Leila Toubel se sert de références pour alimenter son texte écrit avec beaucoup de subtilité. Dans sa mise en scène, la musique captivante signée Mehdi Trabelsi et le chant de Abir Derbel occupent une place aussi importante que la danse de Ammar Ltifi, rituel unificateur.
La Presse— Avec cette nouvelle création théâtrale «Ad Vitam», présentée en avant-première samedi dernier au 4e Art, Leila Toubel ajoute une pierre à son édifice déjà riche de plusieurs pièces. Fruit d’une coproduction entre le Théâtre national tunisien et Resist’Art, « Ad Vitam » se présente à la manière d’un conte moderne qui pose des questions essentielles sur l’existence : la naissance, la vie et la mort. La metteuse en scène livre une vision âpre, tendue et même parfois violente de l’existence.
«Tel qu’aujourd’hui, je suis née. Tel qu’aujourd’hui, j’ai survécu. Tel qu’aujourd’hui, je disparaîtrai». C’est par ces phrases, qui reviennent comme une litanie tout au long de la représentation, que commence le spectacle. «Ad Vitam» déploie les maux de notre temps et met les spectateurs face à leurs contradictions et leur humanité. Quelle place de l’individu par rapport à l’existence, à la morale et à lui-même. Pour tenter de trancher ce nœud gordien, Leila Toubel adopte une démarche labyrinthique.
La pièce démarre avec une apparition inattendue qui surprend le spectateur, une petite fille d’à peine 5 ou 6 ans, habillée en robe blanche telle une princesse, traverse la scène. C’est Donia née des entrailles de la Terre, cette mère nourricière qui l’appelle à la rejoindre. Donia s’envole comme un papillon et laisse derrière elle son entourage bouleversé. Orkida, Jannet, Bissen et Miloud commencent à errer dans un labyrinthe à la recherche de Donia mais aussi d’eux-mêmes, explorant leur passé, leur présent et leur avenir dans une quête initiatique où chacun va se retrouver face à sa propre réalité où se mêlent amour, désir et frustrations.

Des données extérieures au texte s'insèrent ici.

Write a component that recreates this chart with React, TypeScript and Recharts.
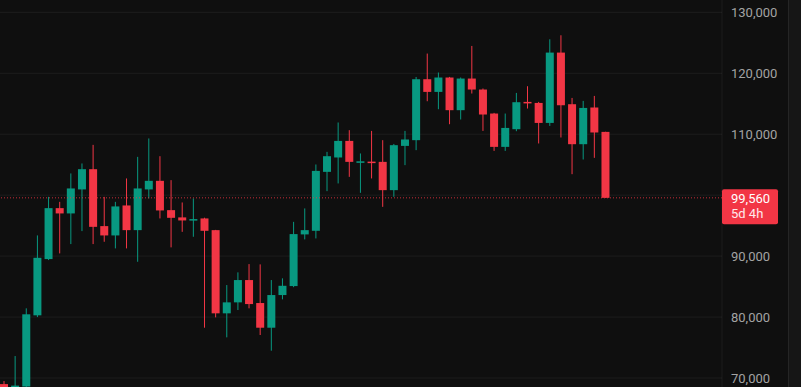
import { ComposedChart, Bar, XAxis, YAxis, CartesianGrid, ReferenceLine } from 'recharts'

const opens = [
  69000, 68300, 68600, 80280, 89510, 97870, 97000, 100940, 104260, 94920,
  93390, 98310, 94260, 100940, 102350, 97540, 96350, 95900, 96180, 94260,
  80610, 82410, 86070, 82300, 78250, 83610, 85080, 93560, 94150, 103820,
  106180, 108900, 105400, 105500, 105460, 100820, 108080, 109020, 119020, 116940,
  119300, 113940, 119130, 117330, 113390, 107920, 110820, 115300, 115130, 111850,
  123390, 114920, 108360, 114380, 110380,
]
const highs = [
  69500, 73600, 81430, 93390, 99720, 98900, 103560, 105200, 108250, 99720,
  98900, 102740, 106280, 109300, 106390, 102460, 98800, 99460, 96300, 94300,
  85250, 87330, 88690, 88640, 86070, 86350, 95620, 97820, 105030, 107100,
  111920, 110660, 106840, 110540, 109020, 108400, 110540, 119390, 123230, 120120,
  119400, 119300, 124480, 117500, 113500, 113390, 116770, 117870, 115300, 125570,
  126230, 115950, 115460, 116280, 110400,
]
const lows = [
  67000, 68000, 68400, 80000, 89350, 90440, 91970, 94100, 91970, 92350,
  91260, 91260, 89070, 99460, 96180, 91430, 93980, 93170, 78250, 79950,
  76670, 81150, 81430, 77050, 74480, 82900, 84900, 92740, 92900, 100660,
  101920, 103000, 100380, 102740, 98080, 99720, 104920, 107380, 115410, 114100,
  111640, 112410, 116670, 110540, 107260, 107260, 110490, 114210, 108480, 111360,
  109460, 103440, 105850, 106120, 99560,
]
const closes = [
  67800, 68750, 80450, 89720, 97870, 97000, 101100, 104260, 94800, 93390,
  98150, 94260, 101100, 102350, 97490, 96280, 95850, 96070, 94150, 80610,
  82410, 86070, 82130, 78250, 83610, 85130, 93610, 94260, 103980, 106390,
  108900, 105460, 105550, 105400, 100820, 108200, 109130, 119020, 116940, 119300,
  113940, 119130, 117330, 113230, 107920, 111030, 115250, 115150, 111850, 123390,
  114750, 108360, 114310, 110280, 99560,
]
const emptySlots = 10
const gridIndexes = [2, 11, 19, 28, 37, 45, 54, 63]
// 100,000 sits under the last-price tag, so it only gets a grid line
const priceTicks = [70000, 80000, 90000, 110000, 120000, 130000]
const gridPrices = [70000, 80000, 90000, 100000, 110000, 120000, 130000]
const lastPrice = 99560
const countdown = '5d 4h'

const UP = '#089981'
const DOWN = '#f23645'

const rows = [
  ...opens.map((o, i) => ({
    i,
    open: o,
    high: highs[i],
    low: lows[i],
    close: closes[i],
    range: [lows[i], highs[i]],
  })),
  ...Array.from({ length: emptySlots }, (_, k) => ({ i: opens.length + k, range: null })),
]

function Candle(props: any) {
  const { x, y, width, height, payload } = props
  if (!payload || payload.open == null) return null
  const { open, close, high, low } = payload
  const top = Math.min(y, y + height)
  const h = Math.abs(height)
  const ppu = h / (high - low)
  const color = close >= open ? UP : DOWN
  const bodyTop = top + (high - Math.max(open, close)) * ppu
  const bodyH = Math.max(Math.abs(open - close) * ppu, 1.5)
  const cx = x + width / 2
  return (
    <g>
      <line x1={cx} x2={cx} y1={top} y2={top + h} stroke={color} strokeWidth={1} />
      <rect x={x} y={bodyTop} width={width} height={bodyH} fill={color} />
    </g>
  )
}

function PriceTag(props: any) {
  const vb = props.viewBox || {}
  const left = vb.x + vb.width
  const y = vb.y
  return (
    <g>
      <rect x={left} y={y - 8.5} width={56} height={35} rx={2} fill={DOWN} />
      <text x={left + 9} y={y + 1} dominantBaseline="central" fill="#ffffff" fontSize={13} fontFamily="Roboto">
        {lastPrice.toLocaleString('en-US')}
      </text>
      <text x={left + 9} y={y + 16} dominantBaseline="central" fill="#ffe9eb" fontSize={13} fontFamily="Roboto">
        {countdown}
      </text>
    </g>
  )
}

export default function App() {
  return (
    <div
      style={{
        position: 'absolute',
        left: 0,
        top: 0,
        width: 801,
        height: 387,
        overflow: 'hidden',
        background: '#0f0f0f',
      }}
    >
      <div style={{ position: 'absolute', left: -2, top: 0 }}>
        <ComposedChart width={803} height={387} data={rows} margin={{ top: 0, right: 0, bottom: 0, left: 0 }}>
          <CartesianGrid stroke="rgba(255,255,255,0.06)" horizontalValues={gridPrices} />
          <XAxis
            dataKey="i"
            type="category"
            ticks={gridIndexes}
            interval={0}
            height={0}
            tick={false}
            axisLine={false}
            tickLine={false}
          />
          <YAxis
            orientation="right"
            type="number"
            domain={[68523, 132018]}
            allowDataOverflow
            ticks={priceTicks}
            interval={0}
            tickFormatter={(v: number) => v.toLocaleString('en-US')}
            width={79}
            tickSize={0}
            tickMargin={9}
            tickLine={false}
            axisLine={false}
            tick={{ fill: '#a3a3a3', fontSize: 13, fontFamily: 'Roboto' }}
          />
          <Bar dataKey="range" barSize={8} shape={<Candle />} isAnimationActive={false} />
          <ReferenceLine
            y={lastPrice}
            stroke={DOWN}
            strokeOpacity={0.8}
            strokeDasharray="1 2"
            label={<PriceTag />}
          />
        </ComposedChart>
      </div>
      <div
        style={{
          position: 'absolute',
          left: 788,
          top: 0,
          width: 13,
          height: 387,
          background: '#161616',
          borderLeft: '1px solid #252525',
        }}
      />
    </div>
  )
}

Au-dessus d’eux survole, sans cesse, la question pérenne de la vie et de la mort. D’où venons-nous, où allons-nous ? Et le spectacle de progresser avec acuité dans l’actualité brûlante naviguant entre la philosophie, le réel, la métaphysique, la morale et l’éthique. Un miroir tendu au spectateur qui retrouvera un point de ressemblance avec son vécu. Bien que le récit apparaisse disloqué, l’autrice et metteur en scène ne perd pas le chemin dans ce labyrinthe qui trouve son origine dans la mythologie grecque. Les personnages se perdent et se retrouvent dans ce chemin imaginaire qui va les guider à retrouver Donia, la vie.
La dramaturgie est construite savamment de main de maître. Leila Toubel se sert de références pour alimenter son texte écrit avec beaucoup de subtilité. Dans sa mise en scène, la musique captivante signée Mehdi Trabelsi et le chant de Abir Derbel occupent une place aussi importante que la danse de Ammar Ltifi, rituel unificateur. La pièce impose un rythme soutenu qui révèle une maîtrise de la mise en scène servie par une lumière étudiée de Sabri Atrous, le mapping impeccable de Mohamed Badr Ben Ali, les costumes colorés réalisés par Marwa Mansouri et l’interprétation accomplie et engagée des comédiens : Assala Najjar, Dina Weslati, Faten Chroudi, Khadija Mahjoub, Oussama Chikhaoui et la petite princesse Maya Saidane.
«Ad Vitam» est une pièce d’une grande générosité. Un hymne à la vie et la liberté, représentée par un essaim de papillons qui survolent la scène et la salle composant une resplendissante chorégraphie.